Mendonça também fez coro a Bolsonaro quando declarou que a credibilidade das instituições diminui quando os cidadãos são impedidos de criticá-las. E lembrou que essa proibição tem sido protagonizada pelo Judiciário – por sua vez, um dos principais alvos de críticas do ex-presidente.

“É preciso considerar que, num cenário no qual um dos principais fatores das crises atuais centra-se na desconfiança do cidadão em torno da credibilidade das instituições, não me parece que seja adotando medidas que, em última análise, irão impedi-lo de manifestar seu descontentamento com o estado de coisas vivenciado – inclusive por meio da defesa de outros regimes de governo, em substituição à forma democrática – sob a eventual justificativa de que seria preciso combater – pelo Direito e, portanto, através do Poder Judiciário – a mentira, que se irá superar a realidade de beligerância latente”, afirmou.

Em seguida, o ministro ponderou: “Isso não significa, por óbvio, que todo e qualquer tipo de discurso mentiroso deva ser tolerado, ou mesmo considerado isento de responsabilidade posterior. O que se pretende afirmar é que não é pelo simples fato de ser mentiroso que o discurso deve ser automaticamente censurado”.

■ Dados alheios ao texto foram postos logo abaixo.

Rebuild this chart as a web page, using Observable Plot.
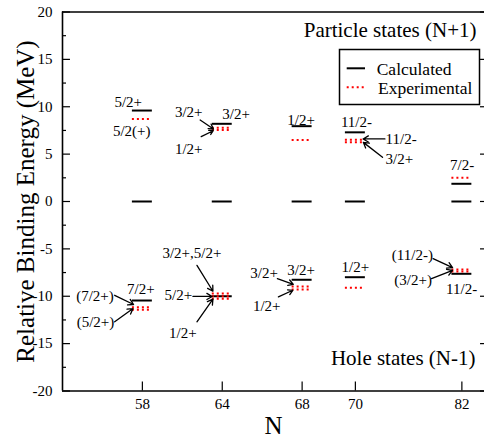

Bolsonaro é réu nas investigações sobre a tentativa de golpe. Entre os atos ilícitos apontados pela PGR (Procuradoria-Geral da República), está o empenho do ex-presidente em disseminar conteúdo falso sobre o sistema eleitoral brasileiro. O processo é analisado pela Primeira Turma do STF, composta por cinco ministros. Mendonça não integra o colegiado.

O voto de Mendonça em sentido oposto ao da maioria sobre as redes sociais já era aguardado pelo plenário. Não houve apartes dos colegas para retrucar a fala do ministro. Nesta quarta ele não chegou nem à metade das 108 páginas do voto que preparou. A previsão é que o voto ainda ocupe a sessão inteira desta quinta-feira, 5.